## What the task requires
Skip the pictures, please, and write out exactly the lines from the opening of the data through the line containing "XAxis, YAxis, Customized".

## Dataset extract
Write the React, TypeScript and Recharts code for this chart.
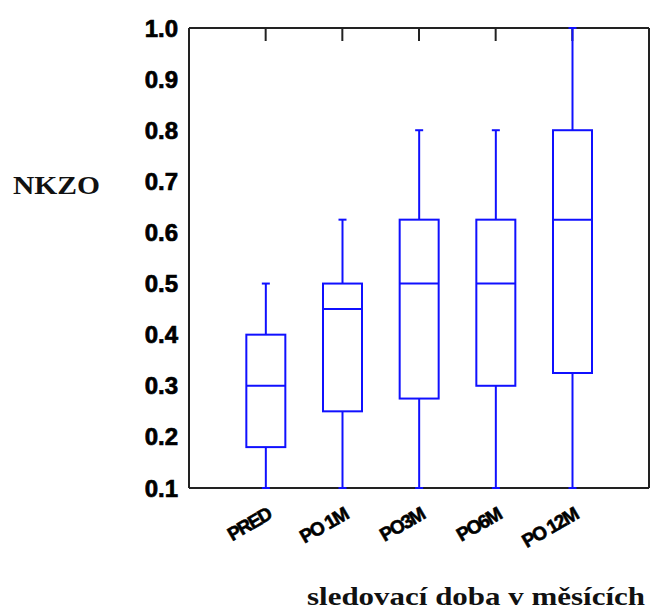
import React from 'react';
import { ComposedChart, Bar, XAxis, YAxis, Customized } from 'recharts';

const categories = ['PRED', 'PO 1M', 'PO3M', 'PO6M', 'PO 12M'];
const positions = [1, 2, 3, 4, 5];
const mins = [0.1, 0.1, 0.1, 0.1, 0.1];
const q1s = [0.18, 0.25, 0.275, 0.3, 0.325];
const medians = [0.3, 0.45, 0.5, 0.5, 0.625];
const q3s = [0.4, 0.5, 0.625, 0.625, 0.8];
const maxs = [0.5, 0.625, 0.8, 0.8, 1.0];
const yTicks = [0.1, 0.2, 0.3, 0.4, 0.5, 0.6, 0.7, 0.8, 0.9, 1.0];

const data = positions.map((pos, i) => ({
  pos,
  name: categories[i],
  min: mins[i],
  q1: q1s[i],
  median: medians[i],
  q3: q3s[i],
  max: maxs[i],
  range: [mins[i], maxs[i]],
}));

const BLUE = '#1010ff';
const AXIS = '#222';

// whole box plot drawn from the bar's range (min..max) pixels
const BoxShape = (props: any) => {
  const { x, y, width, height, payload } = props;
  const { min, q1, median, q3, max } = payload;
  const k = height / (max - min);
  const py = (v: number) => y + (max - v) * k;
  const cx = x + width / 2;
  const cap = 4;
  return (
    <g stroke={BLUE} strokeWidth={2} fill="none">
      <line x1={cx} x2={cx} y1={py(max)} y2={py(q3)} />
      <line x1={cx} x2={cx} y1={py(q1)} y2={py(min)} />
      <line x1={cx - cap} x2={cx + cap} y1={py(max)} y2={py(max)} />
      <line x1={cx - cap} x2={cx + cap} y1={py(min)} y2={py(min)} />
      <rect x={x} y={py(q3)} width={width} height={py(q1) - py(q3)} />
      <line x1={x} x2={x + width} y1={py(median)} y2={py(median)} />
    </g>
  );
};

const XTick = (props: any) => {
  const { x, y, payload } = props;
  const label = categories[positions.indexOf(payload.value)] ?? '';
  const ax = x + 7;
  const ay = y + 22;
  return (
    <text
      x={ax}
      y={ay}
      transform={`rotate(-30, ${ax}, ${ay})`}
      textAnchor="end"
      fontFamily="Liberation Sans, Arial, sans-serif"
      fontWeight="bold"
      fontSize={19}
      letterSpacing={-1.5}
      fill="#000"
      stroke="#000"
      strokeWidth={0.6}
    >
      {label}
    </text>
  );
};

const Titles = () => (
  <g fontFamily="Liberation Serif, Times New Roman, serif" fontWeight="bold" fill="#111">
    <text x={13} y={194} fontSize={26} textLength={87} lengthAdjust="spacingAndGlyphs">
      NKZO
    </text>
    <text x={307} y={605} fontSize={26} textLength={338} lengthAdjust="spacingAndGlyphs">
      sledovací doba v měsících
    </text>
  </g>
);

export default function App() {
  return (
    <div style={{ position: 'absolute', left: 0, top: 0, background: '#fff' }}>
      <ComposedChart
        width={651}
        height={612}
        data={data}
        margin={{ top: 28, right: 2, bottom: 64, left: 129 }}
      >
        <XAxis
          xAxisId="b"
          dataKey="pos"
          type="number"
          domain={[0, 6]}
          ticks={positions}
          orientation="bottom"
          height={60}
          tickLine={false}
          axisLine={{ stroke: AXIS, strokeWidth: 2 }}
          tick={<XTick />}
        />
        <XAxis
          xAxisId="t"
          dataKey="pos"
          type="number"
          domain={[0, 6]}
          ticks={positions}
          orientation="top"
          mirror
          height={30}
          tickSize={13}
          tickFormatter={() => ''}
          tickLine={{ stroke: AXIS, strokeWidth: 2 }}
          axisLine={{ stroke: AXIS, strokeWidth: 2 }}
        />
        <YAxis
          yAxisId="l"
          type="number"
          domain={[0.1, 1.0]}
          ticks={yTicks}
          width={60}
          tickSize={0}
          tickMargin={11}
          tickLine={false}
          tickFormatter={(v: number) => v.toFixed(1)}
          axisLine={{ stroke: AXIS, strokeWidth: 2 }}
          tick={{
            fontFamily: 'Liberation Sans, Arial, sans-serif',
            fontWeight: 'bold',
            fontSize: 24,
            fill: '#000',
            stroke: '#000',
            strokeWidth: 0.7,
          }}
        />
        <YAxis
          yAxisId="lm"
          type="number"
          domain={[0.1, 1.0]}
          ticks={yTicks}
          orientation="left"
          mirror
          width={60}
          tickSize={14}
          tickFormatter={() => ''}
          tickLine={{ stroke: AXIS, strokeWidth: 2 }}
          axisLine={false}
        />
        <YAxis
          yAxisId="r"
          type="number"
          domain={[0.1, 1.0]}
          ticks={yTicks}
          orientation="right"
          mirror
          width={60}
          tickSize={14}
          tickFormatter={() => ''}
          tickLine={{ stroke: AXIS, strokeWidth: 2 }}
          axisLine={{ stroke: AXIS, strokeWidth: 2 }}
        />
        <Bar
          xAxisId="b"
          yAxisId="l"
          dataKey="range"
          barSize={39}
          shape={<BoxShape />}
          isAnimationActive={false}
          {...({ zIndex: 1000 } as any)}
        />
        <Customized component={<Titles />} />
      </ComposedChart>
    </div>
  );
}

## Written answer
Write the React, TypeScript and Recharts code for this chart.
import React from 'react';
import { ComposedChart, Bar, XAxis, YAxis, Customized } from 'recharts';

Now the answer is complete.